**Requirement**
Copy out the data below as written; omit any images.
------ Data segment ------
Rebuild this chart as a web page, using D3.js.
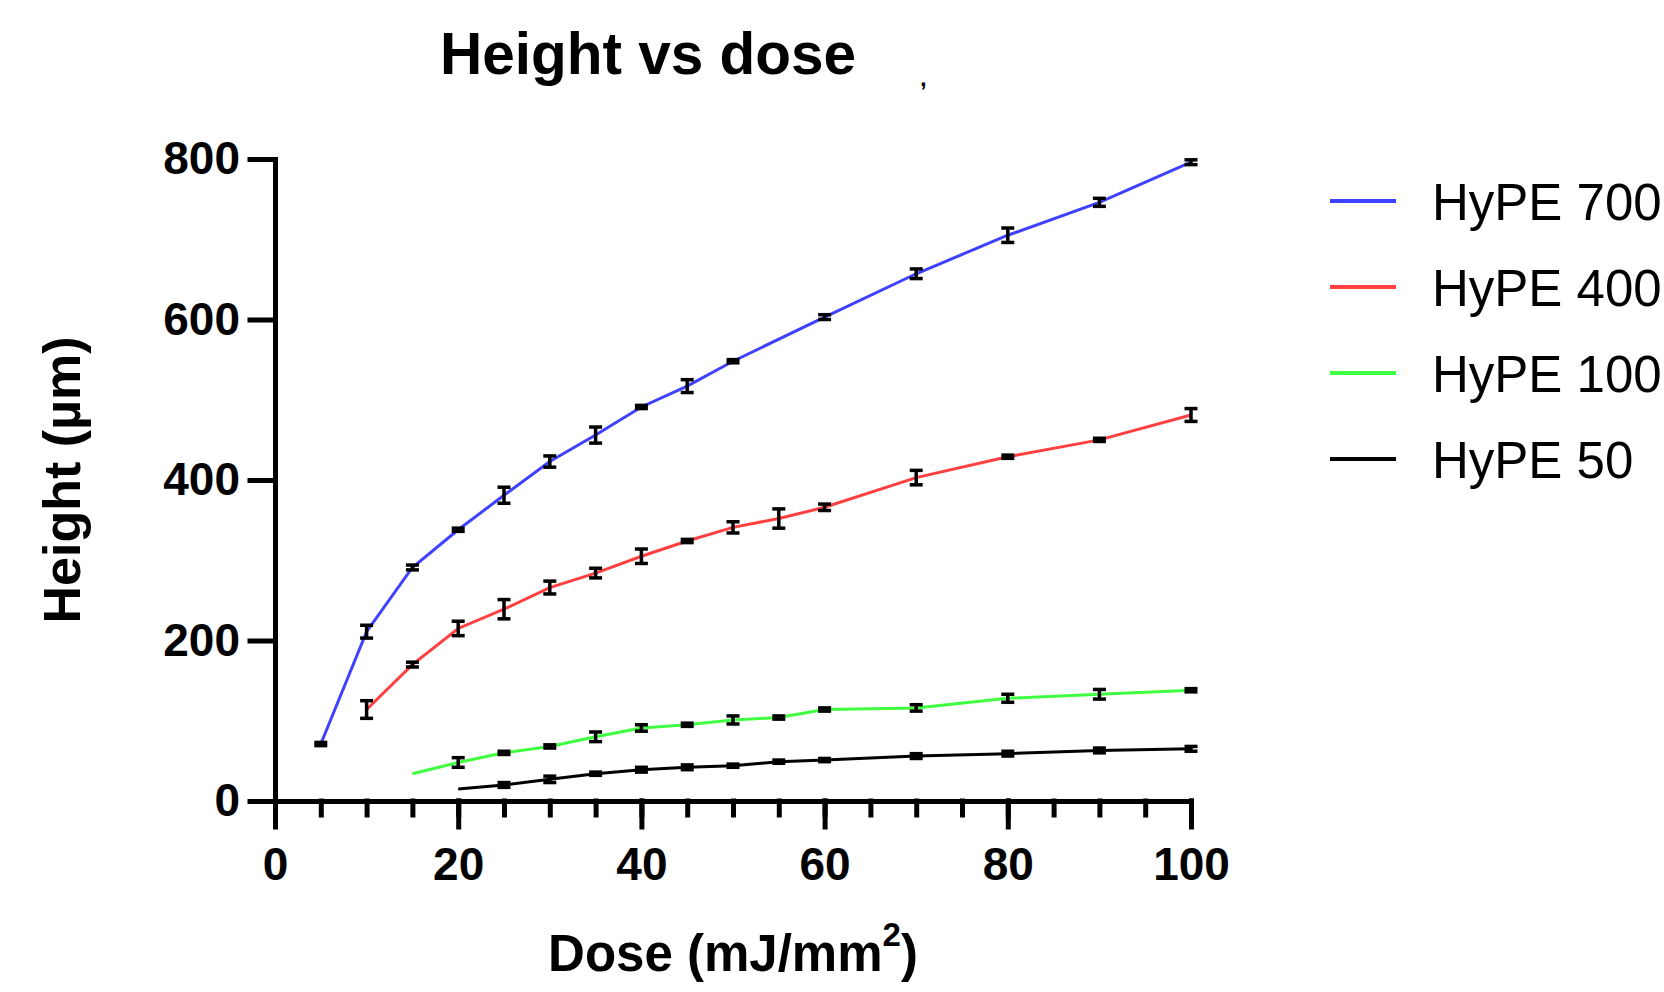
<!DOCTYPE html>
<html>
<head>
<meta charset="utf-8">
<script src="https://cdn.jsdelivr.net/npm/d3@7"></script>
<style>
  html, body { margin: 0; padding: 0; background: #fff; }
  svg { display: block; font-family: "Liberation Sans", Arial, sans-serif; }
</style>
</head>
<body>
<div id="d3-container"></div>
<script>
/**
 * CONSTANTS AND GLOBALS
 * */
const width = 1664,
  height = 992,
  margin = { top: 159, bottom: 191, left: 275, right: 473 };

// x axis ticks
const majorTicks = [0, 20, 40, 60, 80, 100];
const minorTicks = d3.range(0, 101, 5);
const yTicks = [0, 200, 400, 600, 800];

// HyPE 700
const dose700 = [5, 10, 15, 20, 25, 30, 35, 40, 45, 50, 60, 70, 80, 90, 100];
const height700 = [71, 211, 291, 338, 381, 423, 456, 491, 517, 548, 603, 657, 705, 746, 796];
const err700 = [2, 8, 3, 2, 10, 7, 10, 2, 8, 2, 3, 6, 9, 5, 3];

// HyPE 400
const dose400 = [10, 15, 20, 25, 30, 35, 40, 45, 50, 55, 60, 70, 80, 90, 100];
const height400 = [114, 170, 215, 239, 266, 284, 305, 324, 341, 352, 366, 403, 429, 450, 481];
const err400 = [11, 3, 9, 12, 8, 6, 9, 2, 7, 12, 4, 9, 2, 2, 8];

// HyPE 100
const dose100 = [15, 20, 25, 30, 35, 40, 45, 50, 55, 60, 70, 80, 90, 100];
const height100 = [34, 48, 60, 68, 80, 91, 95, 101, 104, 114, 116, 128, 133, 138];
const err100 = [0, 6, 2, 2, 6, 4, 2, 5, 2, 2, 4, 5, 6, 2];

// HyPE 50
const dose50 = [20, 25, 30, 35, 40, 45, 50, 55, 60, 70, 80, 90, 100];
const height50 = [15, 20, 27, 34, 39, 42, 44, 49, 51, 56, 59, 63, 65];
const err50 = [0, 3, 4, 2, 3, 3, 2, 2, 2, 3, 3, 3, 3];

const seriesNames = ["HyPE 700", "HyPE 400", "HyPE 100", "HyPE 50"];
const seriesColors = ["#4040ff", "#ff4040", "#40ff40", "#000000"];

// build one table per series from the arrays above
const series = [
  [dose700, height700, err700],
  [dose400, height400, err400],
  [dose100, height100, err100],
  [dose50, height50, err50],
].map(([xs, ys, es], i) => ({
  name: seriesNames[i],
  color: seriesColors[i],
  points: xs.map((x, j) => ({ dose: x, height: ys[j], err: es[j] })),
}));

let svg, xScale, yScale;

init();

function init() {
  svg = d3
    .select("#d3-container")
    .append("svg")
    .attr("width", width)
    .attr("height", height);

  // SCALES
  xScale = d3.scaleLinear().domain([0, 100]).range([margin.left, width - margin.right]);
  yScale = d3.scaleLinear().domain([0, 800]).range([height - margin.bottom, margin.top]);

  // minor x ticks (no labels)
  svg
    .append("g")
    .attr("class", "axis x-minor")
    .attr("transform", `translate(0,${height - margin.bottom})`)
    .call(d3.axisBottom(xScale).tickValues(minorTicks).tickSize(14).tickSizeOuter(0).tickFormat(""))
    .call(g => g.select(".domain").remove());

  // AXES
  const xAxis = d3.axisBottom(xScale).tickValues(majorTicks).tickSize(26).tickSizeOuter(0).tickPadding(20);
  const yAxis = d3.axisLeft(yScale).tickValues(yTicks).tickSize(25).tickSizeOuter(0).tickPadding(10);

  svg
    .append("g")
    .attr("class", "axis x-axis")
    .attr("transform", `translate(0,${height - margin.bottom})`)
    .call(xAxis);

  svg
    .append("g")
    .attr("class", "axis y-axis")
    .attr("transform", `translate(${margin.left},0)`)
    .call(yAxis);

  svg.selectAll(".axis path, .axis line")
    .attr("stroke", "#000")
    .attr("stroke-width", 5)
    .attr("stroke-linecap", "square");
  svg.selectAll(".axis text")
    .attr("fill", "#000")
    .attr("font-size", 46)
    .attr("font-weight", "bold");

  // axis labels
  svg
    .append("text")
    .attr("x", (margin.left + width - margin.right) / 2)
    .attr("y", 971)
    .attr("text-anchor", "middle")
    .attr("font-size", 51)
    .attr("font-weight", "bold")
    .text("Dose (mJ/mm")
    .call(t => t.append("tspan").attr("font-size", 33).attr("dy", -25).text("2"))
    .call(t => t.append("tspan").attr("dy", 25).text(")"));

  svg
    .append("text")
    .attr("transform", `translate(80,${(margin.top + height - margin.bottom) / 2}) rotate(-90)`)
    .attr("text-anchor", "middle")
    .attr("font-size", 52)
    .attr("font-weight", "bold")
    .text("Height (µm)");

  // title
  svg
    .append("text")
    .attr("x", 648)
    .attr("y", 74)
    .attr("text-anchor", "middle")
    .attr("font-size", 58.5)
    .attr("font-weight", "bold")
    .text("Height vs dose");

  // stray mark from the original export
  svg
    .append("text")
    .attr("x", 920)
    .attr("y", 86)
    .attr("font-size", 24)
    .attr("font-weight", "bold")
    .text(",");

  draw();
}

function draw() {
  const line = d3
    .line()
    .x(d => xScale(d.dose))
    .y(d => yScale(d.height));

  const seriesG = svg
    .selectAll(".series")
    .data(series)
    .join("g")
    .attr("class", "series");

  seriesG
    .append("path")
    .attr("fill", "none")
    .attr("stroke", d => d.color)
    .attr("stroke-width", 3)
    .attr("d", d => line(d.points));

  // error bars
  const capHalf = 6.5;
  const bars = seriesG
    .selectAll(".err")
    .data(d => d.points.filter(p => p.err > 0))
    .join("g")
    .attr("class", "err")
    .attr("stroke", "#000")
    .attr("stroke-width", 3.5);

  bars
    .append("line")
    .attr("x1", d => xScale(d.dose))
    .attr("x2", d => xScale(d.dose))
    .attr("y1", d => yScale(d.height - d.err))
    .attr("y2", d => yScale(d.height + d.err));
  bars
    .append("line")
    .attr("x1", d => xScale(d.dose) - capHalf)
    .attr("x2", d => xScale(d.dose) + capHalf)
    .attr("y1", d => yScale(d.height + d.err))
    .attr("y2", d => yScale(d.height + d.err));
  bars
    .append("line")
    .attr("x1", d => xScale(d.dose) - capHalf)
    .attr("x2", d => xScale(d.dose) + capHalf)
    .attr("y1", d => yScale(d.height - d.err))
    .attr("y2", d => yScale(d.height - d.err));

  // LEGEND
  const legend = svg
    .selectAll(".legend")
    .data(series)
    .join("g")
    .attr("class", "legend")
    .attr("transform", (d, i) => `translate(1330,${201 + i * 86})`);

  legend
    .append("line")
    .attr("x1", 0)
    .attr("x2", 66)
    .attr("stroke", d => d.color)
    .attr("stroke-width", 4);

  legend
    .append("text")
    .attr("x", 102)
    .attr("y", 19)
    .attr("font-size", 51)
    .attr("fill", "#000")
    .text(d => d.name);
}
</script>
</body>
</html>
------
**Task result**
Rebuild this chart as a web page, using D3.js.
<!DOCTYPE html>
<html>
<head>
<meta charset="utf-8">
<script src="https://cdn.jsdelivr.net/npm/d3@7"></script>
<style>
  html, body { margin: 0; padding: 0; background: #fff; }
  svg { display: block; font-family: "Liberation Sans", Arial, sans-serif; }
</style>
</head>
<body>
<div id="d3-container"></div>
<script>
/**
 * CONSTANTS AND GLOBALS
 * */
const width = 1664,
  height = 992,
  margin = { top: 159, bottom: 191, left: 275, right: 473 };

// x axis ticks
const majorTicks = [0, 20, 40, 60, 80, 100];
const minorTicks = d3.range(0, 101, 5);
const yTicks = [0, 200, 400, 600, 800];

// HyPE 700
const dose700 = [5, 10, 15, 20, 25, 30, 35, 40, 45, 50, 60, 70, 80, 90, 100];
const height700 = [71, 211, 291, 338, 381, 423, 456, 491, 517, 548, 603, 657, 705, 746, 796];
const err700 = [2, 8, 3, 2, 10, 7, 10, 2, 8, 2, 3, 6, 9, 5, 3];

// HyPE 400
const dose400 = [10, 15, 20, 25, 30, 35, 40, 45, 50, 55, 60, 70, 80, 90, 100];
const height400 = [114, 170, 215, 239, 266, 284, 305, 324, 341, 352, 366, 403, 429, 450, 481];
const err400 = [11, 3, 9, 12, 8, 6, 9, 2, 7, 12, 4, 9, 2, 2, 8];

// HyPE 100
const dose100 = [15, 20, 25, 30, 35, 40, 45, 50, 55, 60, 70, 80, 90, 100];
const height100 = [34, 48, 60, 68, 80, 91, 95, 101, 104, 114, 116, 128, 133, 138];
const err100 = [0, 6, 2, 2, 6, 4, 2, 5, 2, 2, 4, 5, 6, 2];

// HyPE 50
const dose50 = [20, 25, 30, 35, 40, 45, 50, 55, 60, 70, 80, 90, 100];
const height50 = [15, 20, 27, 34, 39, 42, 44, 49, 51, 56, 59, 63, 65];
const err50 = [0, 3, 4, 2, 3, 3, 2, 2, 2, 3, 3, 3, 3];

const seriesNames = ["HyPE 700", "HyPE 400", "HyPE 100", "HyPE 50"];
const seriesColors = ["#4040ff", "#ff4040", "#40ff40", "#000000"];

// build one table per series from the arrays above
const series = [
  [dose700, height700, err700],
  [dose400, height400, err400],
  [dose100, height100, err100],
  [dose50, height50, err50],
].map(([xs, ys, es], i) => ({
  name: seriesNames[i],
  color: seriesColors[i],
  points: xs.map((x, j) => ({ dose: x, height: ys[j], err: es[j] })),
}));

let svg, xScale, yScale;

init();

function init() {
  svg = d3
    .select("#d3-container")
    .append("svg")
    .attr("width", width)
    .attr("height", height);

  // SCALES
  xScale = d3.scaleLinear().domain([0, 100]).range([margin.left, width - margin.right]);
  yScale = d3.scaleLinear().domain([0, 800]).range([height - margin.bottom, margin.top]);

  // minor x ticks (no labels)
  svg
    .append("g")
    .attr("class", "axis x-minor")
    .attr("transform", `translate(0,${height - margin.bottom})`)
    .call(d3.axisBottom(xScale).tickValues(minorTicks).tickSize(14).tickSizeOuter(0).tickFormat(""))
    .call(g => g.select(".domain").remove());

  // AXES
  const xAxis = d3.axisBottom(xScale).tickValues(majorTicks).tickSize(26).tickSizeOuter(0).tickPadding(20);
  const yAxis = d3.axisLeft(yScale).tickValues(yTicks).tickSize(25).tickSizeOuter(0).tickPadding(10);

  svg
    .append("g")
    .attr("class", "axis x-axis")
    .attr("transform", `translate(0,${height - margin.bottom})`)
    .call(xAxis);

  svg
    .append("g")
    .attr("class", "axis y-axis")
    .attr("transform", `translate(${margin.left},0)`)
    .call(yAxis);

  svg.selectAll(".axis path, .axis line")
    .attr("stroke", "#000")
    .attr("stroke-width", 5)
    .attr("stroke-linecap", "square");
  svg.selectAll(".axis text")
    .attr("fill", "#000")
    .attr("font-size", 46)
    .attr("font-weight", "bold");

  // axis labels
  svg
    .append("text")
    .attr("x", (margin.left + width - margin.right) / 2)
    .attr("y", 971)
    .attr("text-anchor", "middle")
    .attr("font-size", 51)
    .attr("font-weight", "bold")
    .text("Dose (mJ/mm")
    .call(t => t.append("tspan").attr("font-size", 33).attr("dy", -25).text("2"))
    .call(t => t.append("tspan").attr("dy", 25).text(")"));

  svg
    .append("text")
    .attr("transform", `translate(80,${(margin.top + height - margin.bottom) / 2}) rotate(-90)`)
    .attr("text-anchor", "middle")
    .attr("font-size", 52)
    .attr("font-weight", "bold")
    .text("Height (µm)");

  // title
  svg
    .append("text")
    .attr("x", 648)
    .attr("y", 74)
    .attr("text-anchor", "middle")
    .attr("font-size", 58.5)
    .attr("font-weight", "bold")
    .text("Height vs dose");

  // stray mark from the original export
  svg
    .append("text")
    .attr("x", 920)
    .attr("y", 86)
    .attr("font-size", 24)
    .attr("font-weight", "bold")
    .text(",");

  draw();
}

function draw() {
  const line = d3
    .line()
    .x(d => xScale(d.dose))
    .y(d => yScale(d.height));

  const seriesG = svg
    .selectAll(".series")
    .data(series)
    .join("g")
    .attr("class", "series");

  seriesG
    .append("path")
    .attr("fill", "none")
    .attr("stroke", d => d.color)
    .attr("stroke-width", 3)
    .attr("d", d => line(d.points));

  // error bars
  const capHalf = 6.5;
  const bars = seriesG
    .selectAll(".err")
    .data(d => d.points.filter(p => p.err > 0))
    .join("g")
    .attr("class", "err")
    .attr("stroke", "#000")
    .attr("stroke-width", 3.5);

  bars
    .append("line")
    .attr("x1", d => xScale(d.dose))
    .attr("x2", d => xScale(d.dose))
    .attr("y1", d => yScale(d.height - d.err))
    .attr("y2", d => yScale(d.height + d.err));
  bars
    .append("line")
    .attr("x1", d => xScale(d.dose) - capHalf)
    .attr("x2", d => xScale(d.dose) + capHalf)
    .attr("y1", d => yScale(d.height + d.err))
    .attr("y2", d => yScale(d.height + d.err));
  bars
    .append("line")
    .attr("x1", d => xScale(d.dose) - capHalf)
    .attr("x2", d => xScale(d.dose) + capHalf)
    .attr("y1", d => yScale(d.height - d.err))
    .attr("y2", d => yScale(d.height - d.err));

  // LEGEND
  const legend = svg
    .selectAll(".legend")
    .data(series)
    .join("g")
    .attr("class", "legend")
    .attr("transform", (d, i) => `translate(1330,${201 + i * 86})`);

  legend
    .append("line")
    .attr("x1", 0)
    .attr("x2", 66)
    .attr("stroke", d => d.color)
    .attr("stroke-width", 4);

  legend
    .append("text")
    .attr("x", 102)
    .attr("y", 19)
    .attr("font-size", 51)
    .attr("fill", "#000")
    .text(d => d.name);
}
</script>
</body>
</html>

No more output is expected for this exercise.